═════ PROVIDED ENTRIES ═════

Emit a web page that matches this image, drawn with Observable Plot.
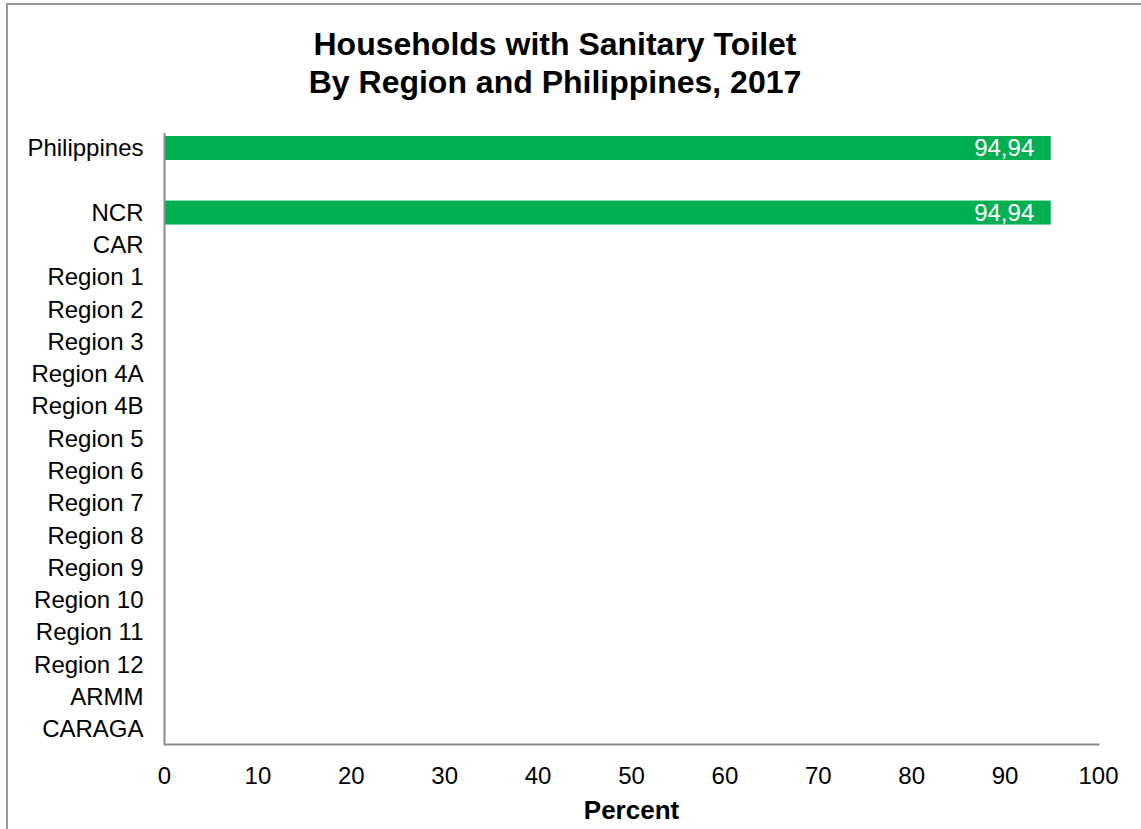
<!DOCTYPE html>
<html>
<head>
<meta charset="utf-8">
<script src="https://cdn.jsdelivr.net/npm/d3@7"></script>
<script src="https://cdn.jsdelivr.net/npm/@observablehq/plot@0.6"></script>
<style>
  html, body { margin: 0; padding: 0; background: #fff; overflow: hidden; }
  body { width: 1141px; height: 829px; position: relative; font-family: "Liberation Sans", Arial, sans-serif; }
  #frame { position: absolute; left: 6px; top: 3px; width: 1200px; height: 900px; border: 2px solid #999; box-sizing: border-box; }
  #title { position: absolute; left: 0; top: 25px; width: 1110px; text-align: center; font-weight: bold; font-size: 32px; line-height: 38px; color: #000; }
  #chart { position: absolute; left: 0; top: 100px; }
</style>
</head>
<body>
<div id="frame"></div>
<div id="title">Households with Sanitary Toilet<br>By Region and Philippines, 2017</div>
<div id="chart"></div>
<script>
const regions = ["Philippines", " ", "NCR", "CAR", "Region 1", "Region 2", "Region 3", "Region 4A", "Region 4B", "Region 5", "Region 6", "Region 7", "Region 8", "Region 9", "Region 10", "Region 11", "Region 12", "ARMM", "CARAGA"];
const values = [94.94, null, 94.94, null, null, null, null, null, null, null, null, null, null, null, null, null, null, null, null];
const xTicks = [0, 10, 20, 30, 40, 50, 60, 70, 80, 90, 100];
const xLabel = "Percent";

const data = regions.map((r, i) => ({region: r, value: values[i]})).filter(d => d.value != null);
const fmt = v => v.toFixed(2).replace(".", ",");

const chart = Plot.plot({
  width: 1141,
  height: 729,
  marginTop: 33,
  marginBottom: 85,
  marginLeft: 164,
  marginRight: 43,
  style: {fontFamily: '"Liberation Sans", Arial, sans-serif', fontSize: "24px", color: "#000", background: "transparent", overflow: "visible"},
  x: {domain: [0, 100], ticks: xTicks, label: null},
  y: {type: "band", domain: regions, paddingInner: 0.2565, paddingOuter: 0.093, round: false, label: null},
  marks: [
    Plot.barX(data, {x: "value", y: "region", fill: "#00b050"}),
    Plot.text(data, {x: "value", y: "region", text: d => fmt(d.value), textAnchor: "end", dx: -17, fill: "white", fontSize: 24}),
    Plot.ruleX([0], {stroke: "#8c8c8c", strokeWidth: 2}),
    Plot.frame({anchor: "bottom", stroke: "#8c8c8c", strokeWidth: 2}),
    Plot.axisY({tickSize: 0, tickPadding: 21, fontSize: 24, label: null}),
    Plot.axisX({tickSize: 0, tickPadding: 22, fontSize: 24, label: null}),
    Plot.text([xLabel], {frameAnchor: "bottom", dy: 74, fontWeight: "bold", fontSize: 26, fill: "#000"})
  ]
});
document.getElementById("chart").appendChild(chart);
</script>
</body>
</html>
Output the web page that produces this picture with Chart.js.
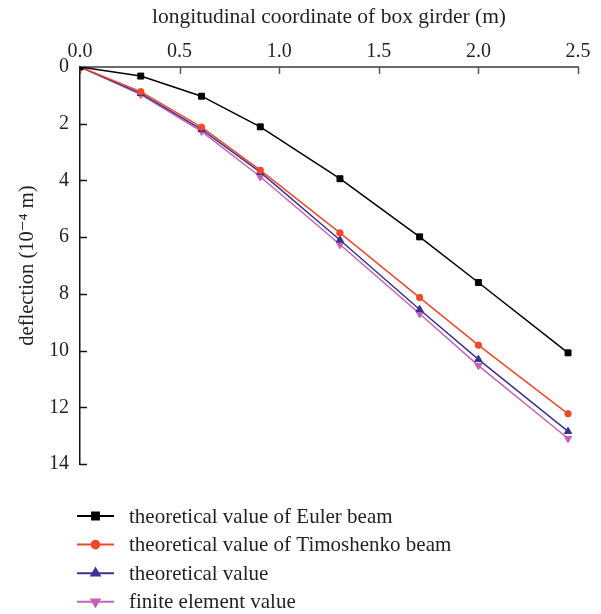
<!DOCTYPE html>
<html>
<head>
<meta charset="utf-8">
<title>Deflection of box girder</title>
<script src="https://cdn.jsdelivr.net/npm/chart.js@4.4.1/dist/chart.umd.min.js"></script>
<style>
  html, body { margin: 0; padding: 0; background: #fff; }
  #wrap { width: 601px; height: 614px; }
</style>
</head>
<body>
<div id="wrap"><canvas id="deflectionChart" width="601" height="614"></canvas></div>
<script>
// Chart data (deflection in 10^-4 m along the girder)
const positions = [0, 0.305, 0.61, 0.905, 1.305, 1.705, 2.0, 2.45];
const eulerBeam = [0, 0.32, 1.03, 2.11, 3.94, 5.99, 7.6, 10.08];
const timoshenkoBeam = [0, 0.87, 2.12, 3.64, 5.85, 8.13, 9.81, 12.23];
const theoreticalValue = [0, 0.93, 2.2, 3.71, 6.1, 8.55, 10.31, 12.85];
const finiteElement = [0, 0.97, 2.27, 3.87, 6.26, 8.7, 10.53, 13.1];

const xTicks = [0, 0.5, 1.0, 1.5, 2.0, 2.5];
const yTicks = [0, 2, 4, 6, 8, 10, 12, 14];

const seriesNames = [
  'theoretical value of Euler beam',
  'theoretical value of Timoshenko beam',
  'theoretical value',
  'finite element value'
];

const FONT = '"Liberation Serif", "DejaVu Serif", serif';
const TEXT_COLOR = '#231f20';

// Helper to turn a series into {x, y} points
function toPoints(values) {
  return values.map((v, i) => ({ x: positions[i], y: v }));
}

function makeDataset(label, values, color, style, radius, rotation) {
  return {
    label: label,
    data: toPoints(values),
    borderColor: color,
    backgroundColor: color,
    borderWidth: 1.5,
    pointStyle: style,
    pointRadius: radius,
    pointRotation: rotation || 0,
    pointBorderWidth: 1,
    pointBackgroundColor: color,
    pointBorderColor: color,
    tension: 0,
    fill: false
  };
}

// Tick marks pointing into the plot area
const innerTicks = {
  id: 'innerTicks',
  beforeDatasetsDraw(chart) {
    const ctx = chart.ctx;
    const area = chart.chartArea;
    const xs = chart.scales.x;
    const ys = chart.scales.y;
    ctx.save();
    ctx.lineWidth = 1.5;
    ctx.strokeStyle = '#555';
    xTicks.forEach(v => {
      const px = Math.round(xs.getPixelForValue(v)) + 0.5;
      ctx.beginPath();
      ctx.moveTo(px, area.top);
      ctx.lineTo(px, area.top + 7);
      ctx.stroke();
    });
    ctx.strokeStyle = '#111';
    yTicks.forEach(v => {
      if (v === 0) return;
      const py = Math.round(ys.getPixelForValue(v)) + 0.5;
      ctx.beginPath();
      ctx.moveTo(area.left, py);
      ctx.lineTo(area.left + 7, py);
      ctx.stroke();
    });
    ctx.restore();
  }
};

// Legend stacked under the plot
const stackedLegend = {
  id: 'stackedLegend',
  afterDraw(chart) {
    const ctx = chart.ctx;
    ctx.save();
    ctx.font = '21px ' + FONT;
    ctx.textBaseline = 'middle';
    ctx.textAlign = 'left';
    chart.data.datasets.forEach((ds, i) => {
      const y = 516 + i * 28.6;
      ctx.strokeStyle = ds.borderColor;
      ctx.fillStyle = ds.backgroundColor;
      ctx.lineWidth = 2;
      ctx.beginPath();
      ctx.moveTo(77, y);
      ctx.lineTo(114, y);
      ctx.stroke();
      Chart.helpers.drawPoint(ctx, {
        pointStyle: ds.pointStyle,
        rotation: ds.pointRotation,
        radius: ds.pointRadius + 0.6,
        borderWidth: 1
      }, 95.5, y);
      ctx.fillStyle = TEXT_COLOR;
      ctx.fillText(ds.label, 129, y + 1);
    });
    ctx.restore();
  }
};

const ctx = document.getElementById('deflectionChart').getContext('2d');
new Chart(ctx, {
  type: 'line',
  data: {
    datasets: [
      makeDataset(seriesNames[0], eulerBeam, '#000000', 'rect', 4.2),
      makeDataset(seriesNames[1], timoshenkoBeam, '#f1482a', 'circle', 3.2),
      makeDataset(seriesNames[2], theoreticalValue, '#3a3391', 'triangle', 4.2),
      makeDataset(seriesNames[3], finiteElement, '#c463b4', 'triangle', 4.2, 180)
    ]
  },
  options: {
    responsive: false,
    animation: false,
    devicePixelRatio: 1,
    layout: { padding: { left: 0, right: 23, top: 0, bottom: 150 } },
    plugins: {
      legend: { display: false },
      tooltip: { enabled: false }
    },
    scales: {
      x: {
        type: 'linear',
        position: 'top',
        min: 0,
        max: 2.5,
        afterBuildTicks: s => { s.ticks = xTicks.map(v => ({ value: v })); },
        afterFit: s => { s.height = 67; },
        grid: { display: false, drawTicks: false },
        border: { display: true, color: '#6b6b6b', width: 2 },
        ticks: {
          padding: 3,
          maxRotation: 0,
          color: TEXT_COLOR,
          font: { family: FONT, size: 20 },
          callback: v => v.toFixed(1)
        },
        title: {
          display: true,
          text: 'longitudinal coordinate of box girder (m)',
          color: TEXT_COLOR,
          font: { family: FONT, size: 21.5 },
          padding: { top: 4, bottom: 0 }
        }
      },
      y: {
        type: 'linear',
        position: 'left',
        reverse: true,
        min: 0,
        max: 14,
        afterBuildTicks: s => { s.ticks = yTicks.map(v => ({ value: v })); },
        afterFit: s => { s.width = 80; },
        grid: { display: false, drawTicks: false },
        border: { display: true, color: '#111111', width: 1.5 },
        ticks: {
          padding: 11,
          color: TEXT_COLOR,
          font: { family: FONT, size: 20 },
          callback: v => String(v)
        },
        title: {
          display: true,
          text: 'deflection (10\u207B\u2074 m)',
          color: TEXT_COLOR,
          font: { family: FONT, size: 20.5 },
          padding: { top: 15, bottom: 0 }
        }
      }
    }
  },
  plugins: [innerTicks, stackedLegend]
});
</script>
</body>
</html>
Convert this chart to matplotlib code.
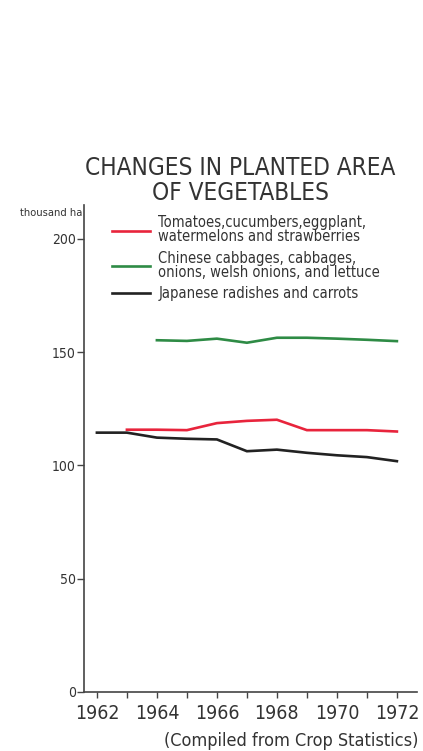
import matplotlib
matplotlib.use('Agg')
import matplotlib.pyplot as plt

# data (thousand ha)
years = list(range(1962, 1973))
fruit_veg = [None, 115.8, 115.8, 115.6, 118.7, 119.7, 120.2, 115.6, 115.6, 115.6, 115.0]
leaf_veg = [None, None, 155.3, 155.0, 156.0, 154.2, 156.4, 156.4, 156.0, 155.5, 154.9]
root_veg = [114.5, 114.5, 112.3, 111.8, 111.5, 106.3, 107.0, 105.6, 104.5, 103.7, 101.9]

labels = ['Tomatoes,cucumbers,eggplant,\nwatermelons and strawberries',
          'Chinese cabbages, cabbages,\nonions, welsh onions, and lettuce',
          'Japanese radishes and carrots']
colors = ['#e8243c', '#2e8b45', '#222222']
y_ticks = [0, 50, 100, 150, 200]
x_labels = [1962, 1964, 1966, 1968, 1970, 1972]

plt.rcParams['font.family'] = ['DejaVu Sans']
plt.rcParams['font.stretch'] = 'condensed'

fig = plt.figure(figsize=(4.23, 7.51), dpi=100)
ax = fig.add_axes([0.1986, 0.0786, 0.7872, 0.6484])

series = [fruit_veg, leaf_veg, root_veg]
handles = []
for vals, col, lab in zip(series, colors, labels):
    xs = [y for y, v in zip(years, vals) if v is not None]
    ys = [v for v in vals if v is not None]
    h, = ax.plot(xs, ys, color=col, lw=1.9, label=lab, solid_joinstyle='miter')
    handles.append(h)

ax.set_xlim(1961.57, 1972.67)
ax.set_ylim(0, 215)

for s in ['top', 'right']:
    ax.spines[s].set_visible(False)
for s in ['left', 'bottom']:
    ax.spines[s].set_color('#444444')
    ax.spines[s].set_linewidth(1.2)

ax.set_yticks(y_ticks)
ax.set_yticklabels([str(t) for t in y_ticks], fontsize=10, color='#333333')
ax.set_xticks(years)
ax.set_xticklabels([str(y) if y in x_labels else '' for y in years], fontsize=14, color='#333333')
ax.tick_params(axis='y', length=5, width=1, color='#444444', pad=1)
ax.tick_params(axis='x', length=4, width=1, color='#444444', pad=5)

fig.text(0.047, 0.716, 'thousand ha', fontsize=8, color='#333333', va='center')

fig.text(0.568, 0.760, 'CHANGES IN PLANTED AREA\nOF VEGETABLES', fontsize=17.5,
         ha='center', va='center', color='#333333', linespacing=1.05)

leg = ax.legend(handles=handles, loc='upper left', bbox_to_anchor=(0.250, 0.721),
                bbox_transform=fig.transFigure, frameon=False, fontsize=10.5,
                handlelength=2.6, handletextpad=0.6, labelspacing=0.45,
                borderaxespad=0)
for t in leg.get_texts():
    t.set_color('#333333')
    t.set_linespacing(0.9)

fig.text(0.988, 0.001, '(Compiled from Crop Statistics)', fontsize=13,
         ha='right', va='bottom', color='#333333')

fig.savefig('out.png', dpi=100, facecolor='white')
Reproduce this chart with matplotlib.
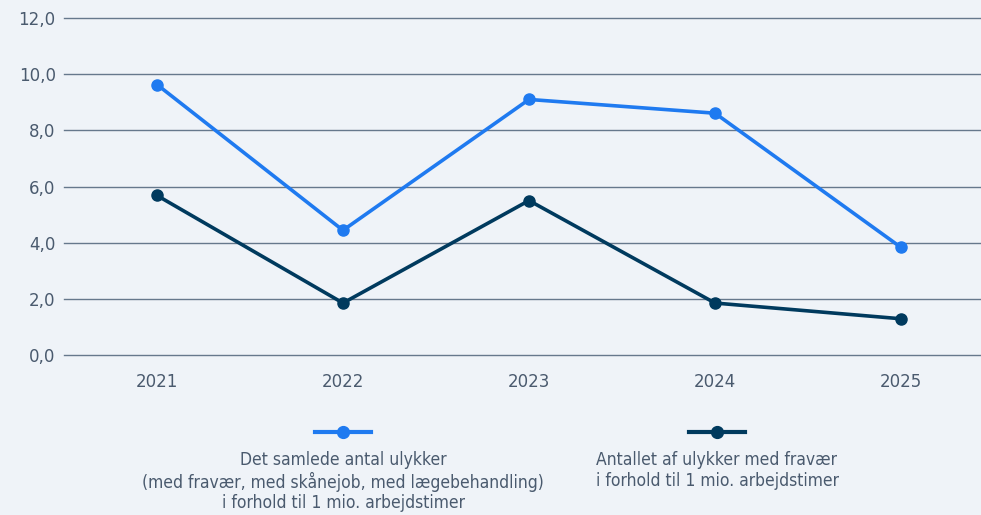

═════

WHAT IS BEING ASKED:
Look above for the line with "Convert this chart to matplotlib code." and copy exactly from it through the line with "104.5, 103.7, 101.9]", both included. Omit the pictures.

EXERCISE RESPONSE:
Convert this chart to matplotlib code.
import matplotlib
matplotlib.use('Agg')
import matplotlib.pyplot as plt

# data (thousand ha)
years = list(range(1962, 1973))
fruit_veg = [None, 115.8, 115.8, 115.6, 118.7, 119.7, 120.2, 115.6, 115.6, 115.6, 115.0]
leaf_veg = [None, None, 155.3, 155.0, 156.0, 154.2, 156.4, 156.4, 156.0, 155.5, 154.9]
root_veg = [114.5, 114.5, 112.3, 111.8, 111.5, 106.3, 107.0, 105.6, 104.5, 103.7, 101.9]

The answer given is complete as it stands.